# Black Spanish spacing....



## pg55 (Sep 8, 2013)

what should I do? This spring I planted Black Spanish 8' apart. This is a picture I took. These vines are growing into each other and this is their first year of growth on the trellis. Do I have to keep them trimmed hard to keep in place or should I dig every other up to give more room? I let them grow free but did remove any grape clusters.

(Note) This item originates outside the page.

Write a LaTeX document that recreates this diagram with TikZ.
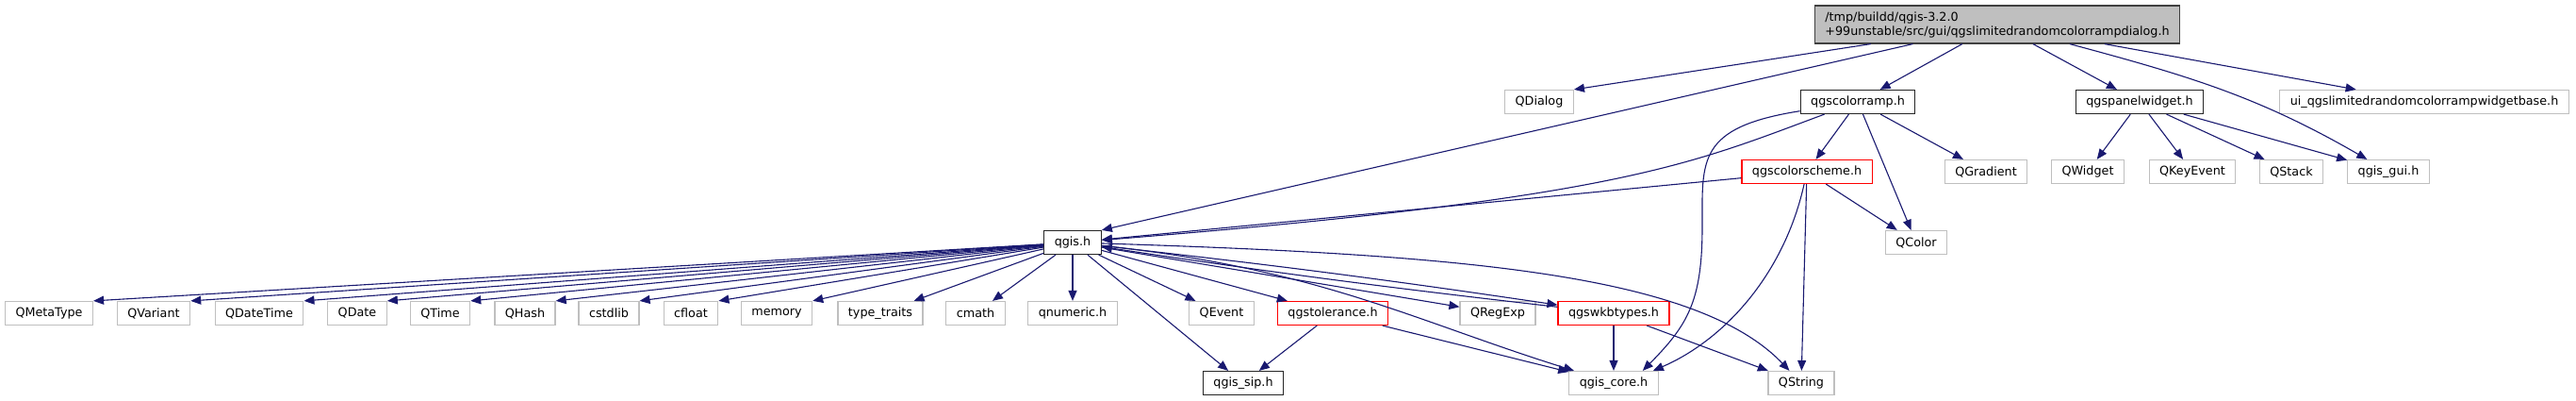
\documentclass[tikz,border=0pt]{standalone}
\usepackage{fontspec}
\setmainfont{DejaVu Sans}
\usetikzlibrary{arrows.meta, calc}
\definecolor{edgeblue}{HTML}{191970}
\definecolor{boxgray}{HTML}{BFBFBF}

\begin{document}
\begin{tikzpicture}[x=1pt, y=-1pt, >={Triangle[length=11pt, width=9pt]},
  every node/.style={font=\fontsize{12.75}{15}\selectfont, inner xsep=11pt, inner ysep=0pt, minimum height=25pt, line width=1.2pt},
  sysfile/.style={draw=boxgray},
  docfile/.style={draw=black!85},
  badfile/.style={draw=red},
  dep/.style={->, draw=edgeblue, line width=1.1pt}]
  \useasboundingbox (0,0) rectangle (2733,425);

  % top: the dialog header
  \node[draw=black!75, fill=boxgray, minimum height=40pt, align=left] (main) at (2119,26)
    {/tmp/buildd/qgis-3.2.0\\+99unstable/src/gui/qgslimitedrandomcolorrampdialog.h};

  % first row
  \node[sysfile] (qdialog) at (1633,108) {QDialog};
  \node[docfile] (colorramp) at (1971,108) {qgscolorramp.h};
  \node[docfile] (panelwidget) at (2270,108) {qgspanelwidget.h};
  \node[sysfile] (uibase) at (2572,108) {ui\_qgslimitedrandomcolorrampwidgetbase.h};

  % second row
  \node[badfile] (colorscheme) at (1917,182) {qgscolorscheme.h};
  \node[sysfile] (qgradient) at (2107,182) {QGradient};
  \node[sysfile] (qwidget) at (2215,182) {QWidget};
  \node[sysfile] (qkeyevent) at (2326,182) {QKeyEvent};
  \node[sysfile] (qstack) at (2431,182) {QStack};
  \node[sysfile] (qgisgui) at (2534,182) {qgis\_gui.h};

  % third row
  \node[docfile] (qgis) at (1138,257) {qgis.h};
  \node[sysfile] (qcolor) at (2033,257) {QColor};

  % fourth row
  \node[sysfile] (qmetatype) at (52,332) {QMetaType};
  \node[sysfile] (qvariant) at (163,332) {QVariant};
  \node[sysfile] (qdatetime) at (275,332) {QDateTime};
  \node[sysfile] (qdate) at (379,332) {QDate};
  \node[sysfile] (qtime) at (467,332) {QTime};
  \node[sysfile] (qhash) at (557,332) {QHash};
  \node[sysfile] (cstdlib) at (646,332) {cstdlib};
  \node[sysfile] (cfloat) at (733,332) {cfloat};
  \node[sysfile] (memory) at (824,332) {memory};
  \node[sysfile] (typetraits) at (934,332) {type\_traits};
  \node[sysfile] (cmath) at (1035,332) {cmath};
  \node[sysfile] (qnumeric) at (1138,332) {qnumeric.h};
  \node[sysfile] (qevent) at (1296,332) {QEvent};
  \node[badfile] (tolerance) at (1414,332) {qgstolerance.h};
  \node[sysfile] (qregexp) at (1589,332) {QRegExp};
  \node[badfile] (wkbtypes) at (1712,332) {qgswkbtypes.h};

  % bottom row
  \node[docfile] (qgissip) at (1319,406) {qgis\_sip.h};
  \node[sysfile] (qgiscore) at (1712,406) {qgis\_core.h};
  \node[sysfile] (qstring) at (1911,406) {QString};

  % includes of the dialog header
  \draw[dep] (main) -- (qdialog.north east);
  \draw[dep] (main) -- (qgis.north east);
  \draw[dep] (main) -- (colorramp);
  \draw[dep] (main) -- (panelwidget);
  \draw[dep] (main) to[out=-15, in=150] (qgisgui);
  \draw[dep] (main) -- (uibase);

  % qgscolorramp.h
  \draw[dep] (colorramp) -- (colorscheme);
  \draw[dep] (colorramp) -- (qgradient);
  \draw[dep] (colorramp) -- (qcolor);
  \draw[dep] (colorramp) .. controls (1790,175) and (1720,210) .. (qgis);
  \draw[dep] (colorramp) .. controls (1800,135) and (1806,170) .. (1806,240)
    .. controls (1806,320) and (1790,345) .. ($(qgiscore.north east)+(-17,0)$);

  % qgscolorscheme.h
  \draw[dep] (colorscheme) -- (qgis);
  \draw[dep] (colorscheme) -- (qcolor);
  \draw[dep] (colorscheme) .. controls (1893,290) and (1830,360) .. ($(qgiscore.north east)+(-6,0)$);
  \draw[dep] (colorscheme) -- (qstring);

  % qgspanelwidget.h
  \draw[dep] (panelwidget) -- (qwidget);
  \draw[dep] (panelwidget) -- (qkeyevent);
  \draw[dep] (panelwidget) -- (qstack);
  \draw[dep] (panelwidget) -- (qgisgui);

  % qgis.h
  \draw[dep] (qgis) -- (qmetatype.north east);
  \draw[dep] (qgis) -- (qvariant.north east);
  \draw[dep] (qgis) -- (qdatetime.north east);
  \draw[dep] (qgis) -- (qdate.north east);
  \draw[dep] (qgis) -- (qtime.north east);
  \draw[dep] (qgis) -- (qhash.north east);
  \draw[dep] (qgis) -- (cstdlib.north east);
  \draw[dep] (qgis) -- (cfloat.north east);
  \draw[dep] (qgis) -- (memory.north east);
  \draw[dep] (qgis) -- (typetraits);
  \draw[dep] (qgis) -- (cmath);
  \draw[dep] (qgis) -- (qnumeric);
  \draw[dep] (qgis) -- (qgissip);
  \draw[dep] (qgis) -- (qevent);
  \draw[dep] (qgis) -- (tolerance);
  \draw[dep] (qgis) -- (qregexp);
  \draw[dep] (qgis) to[bend left=1] (wkbtypes);
  \draw[dep] (qgis) .. controls (1400,285) and (1500,340) .. (qgiscore);
  \draw[dep] (qgis) .. controls (1550,270) and (1800,290) .. (qstring);

  % qgstolerance.h and qgswkbtypes.h
  \draw[dep] (tolerance) -- (qgissip);
  \draw[dep] (tolerance) -- (qgiscore);
  \draw[dep] (wkbtypes) to[bend left=1] (qgis);
  \draw[dep] (wkbtypes) -- (qgiscore);
  \draw[dep] (wkbtypes) -- (qstring);
\end{tikzpicture}
\end{document}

Having a problem getting a picture to load. Will get one later Got it.


----------



## lawrstin (Sep 8, 2013)

This is not a problem. That is a very nice first year's growth. In spring you will prune. How will
You be training the vines?


----------



## pg55 (Sep 8, 2013)

lawrstin said:


> This is not a problem. That is a very nice first year's growth. In spring you will prune. How will
> You be training the vines?



I plan on spitting it 4 ways which will give it 4 feet on each double wire. I plan on cutting all that growth on the bottom which is trailing on my drip system.


----------



## lawrstin (Sep 9, 2013)

pg55 said:


> I plan on spitting it 4 ways which will give it 4 feet on each double wire. I plan on cutting all that growth on the bottom which is trailing on my drip system.



I would suggest using a cordon system. That is what they have used Val Verde Winery for 100 years in Del Rio, Texas.


----------



## captainl (Sep 9, 2013)

You look good to me. I just went by dry comal creek vineyards and looked at theirs. I was surprised at how close they had them spaced compared to what I have done. These things grow like crazy. I bought a bottle of their 100% black spanish and I was surprised how good it tasted. Now I have something to shoot for. Unfortunately I just moved so I'm starting my black spanish from the beginning again. Good luck.


----------



## lefluers (Nov 25, 2013)

Anyone out there know how Black Spanish would do in Raleigh, NC?


----------



## bigdrums2 (Nov 25, 2013)

I have a friend that grows it in Delaware, so i bet it would be fine there also.


----------



## lefluers (Jun 11, 2014)

I have a 1st year pruning question with Black Spanish. I am training the laterals down the cordon. I read that I should not allow it to take off down the cordon. If this is true at what point do I cut it short?


----------



## blackspanish777 (Jun 11, 2014)

Sent you a response to your PM. Let me know if that helps.


Making wine in South Texas since March 2014

Cibolo Creek Cellars

Follow us on Facebook:
www.facebook.com/sekulafamilyfarms

www.sekulafamilyfarms.com


----------



## berrycrush (Jun 16, 2014)

wow, that's vigorous growth in just a few months!


----------